Lets take a look at 1984. ”Wait a second,” you’re saying, “ain’t got none of that stuff talked about up above!” Well, remember that slippery slope? I know a little about BDSM, and I could argue that the Ministry of Peace is one huge dungeon, and O’Brien is totally the Master in charge of that hellhole, and Room 101–well, that’s where you take your slave you’re trying to condition–and the Ministry of Peace is all about conditioning, mind you–and you strap that sucker to a chair, against their will, and you do whatever it is that’s the worst thing in the world you can to break them–and that might include strapping a mask with a rat in it over the slave’s face. If that isn’t non-consensual BDSM, I don’t know what is. Look at it this way, George: people have been looking to ban your ass for decades. Now they can!
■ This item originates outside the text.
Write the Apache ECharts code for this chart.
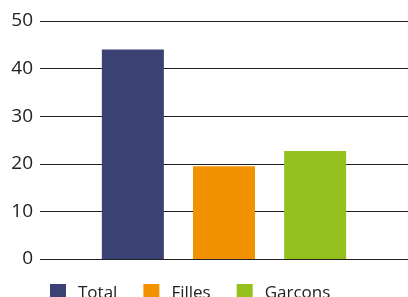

Now there’s another favorite of mine: the uncut version of The Stand. If you know me, you know where I’m going: The Kid and Transcan Man on their way to the Eisenhower Tunnel. Put two psychopaths in a hotel room for the night, and what’s the worst that can happen? How about The Kid totally dominates Trashy, bends him over, and sodomizes him with the barrel of a pistol? Non-consensual BDSM, for sure, and while it’s not rape done for the sake of titillation, I can bet you that somewhere, someone read that scene and got aroused. Or maybe PayPal will let this slide because (1) it’s a famous author, (2) it’s not erotica, and most important, (3) it doesn’t involve a woman. Hum . . . fuck it: slippery slope and all. Better chuck it!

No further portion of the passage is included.